Not seeing the world through our parents' eyes -- seeing our lives through their eyes. As in, you know what you think about your life and the choices you've made. But what does your life look like to them? Does my life look frivolous or poorly planned, etc. to them?
Oh yeah, that's a constant. I don't think I'll ever be free of that. It was a big theme in my family that you don't disappoint your parents. I think I told you that my grandmother, who was a chain smoker from the time she was a teenager, would never smoke in front of her dad. Never. Not even when she was in her 60s. She thought it would be awful to do it, to basically flaunt to your parents: Look how I'm destroying the life you gave me! I always admired that, even though some might say it was silly (he knew that she smoked; she just never let him see it). I would never light up in front of my mom either or use swear words. And I feel guilt when I do something she would never do, like pay a bill late or waste food or let weeds grow in the lawn or date someone who was not "respectable," and it's all because of, as you said, seeing myself through her eyes.
Huh, I’m not sure why I read that wrong.
Anyway, I don’t think I see myself through my parents’ eyes at all. It really doesn’t matter to me what they think of me.
Maybe I misunderstood this passage, but I thought that line and the many references to how the family tap-danced around real topics of conversation had to do with the implied relationship between the narrator's father and Alfrida.

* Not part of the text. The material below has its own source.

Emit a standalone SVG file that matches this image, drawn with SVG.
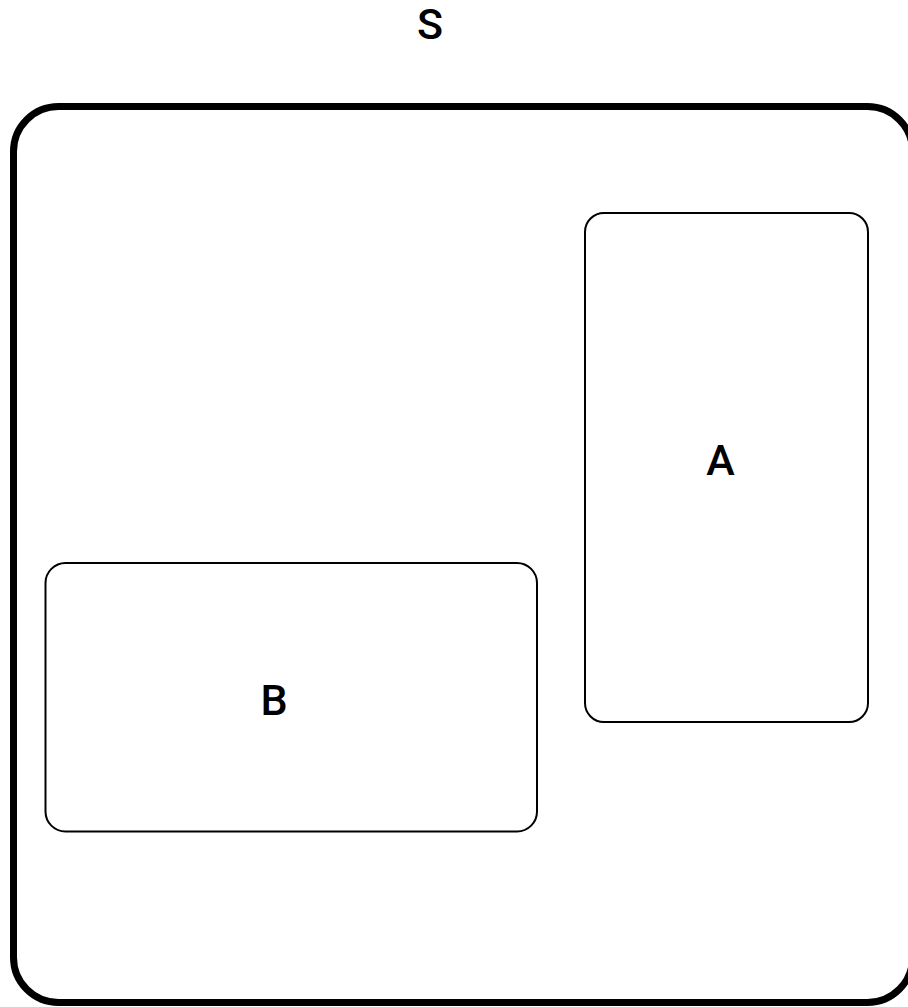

You think there was something untoward going on? I really didn't pick up on that.
I got the sense that Alfrida's daughter was to have been born around when Alfrida would have been in or leaving high school, and that daughter's insistence on bringing up the anecdote of Alfrida and the narrator's father in the field in that same time period was an underhanded/hostile way to establish what the relationship had been. It also would help explain Alfrida's hostility toward the narrator.
There also was the narrator's uneasiness when she saw the difference between the memory her father shared with her (that painted their closeness in terms of childhood) versus what Alfrida's daughter emphasized (that they were teens, almost adults). The narrator has been reliable so far, and there's no other clues as to who would have fathered Alfrida's baby.
Interesting. I'm going to have to go back and reread that part.